Armitage immediately met with FBI agents investigating the leak.
"I told them that I was the inadvertent leak," Armitage says. He didn't get a lawyer, however.
"First of all, I felt so terrible about what I'd done that I felt I deserved whatever was coming to me. And secondarily, I didn't need an attorney to tell me to tell the truth. I as already doing that," Armitage explains. "I was not intentionally outing anybody. As I say, I have tremendous respect for Ambassador Wilson's African credentials. I didn't know anything about his wife and made an offhand comment. I didn't try to out anybody."
That was nearly three years ago, but the political firestorm over who leaked Valerie Plame's identity continued to burn as Special Counsel Patrick Fitzgerald began hauling White House officials and journalists before a grand jury.

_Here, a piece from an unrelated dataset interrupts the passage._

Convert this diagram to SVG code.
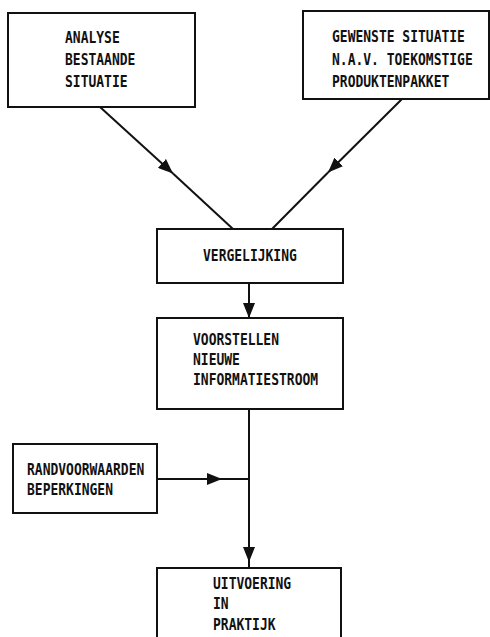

Armitage says he didn't come forward because "the special counsel, once he was appointed, asked me not to discuss this and I honored his request."
So, early on, the Special Counsel appointed to find the leaker told the leaker to keep his guilt a secret.
Why?
Consequently, (1) a three-year-plus sustained investigation sought to identify a source who had already confessed.
And (2) the top three officials in the Department of State and the DoJ special counsel, who was appointed by his best friend, all knew that the stated purpose of the investigation had been achieved before it started.
It is reasonable to assume that the “best friend” who appointed the special counsel also knew that the leaker had confessed.
So what was the prolonged drama really about?
We don’t know. But knowing might offer clues as to how long the FBI investigation into Secretary Clinton’s unauthorized use of a private server could last and how it might end.
If the Plamegate pattern is repeated, it could end with a plea bargain involving several former Clinton staffers – negotiating with the DoJ through one shared attorney – for having unwittingly facilitated, through their ill-advised and unprofessional behavior, Mrs. Clinton’s innocent and inadvertent transmission of classified information via an unauthorized server.
But then, as President Obama recently suggested, there’s “classified,” and there’s “classified.”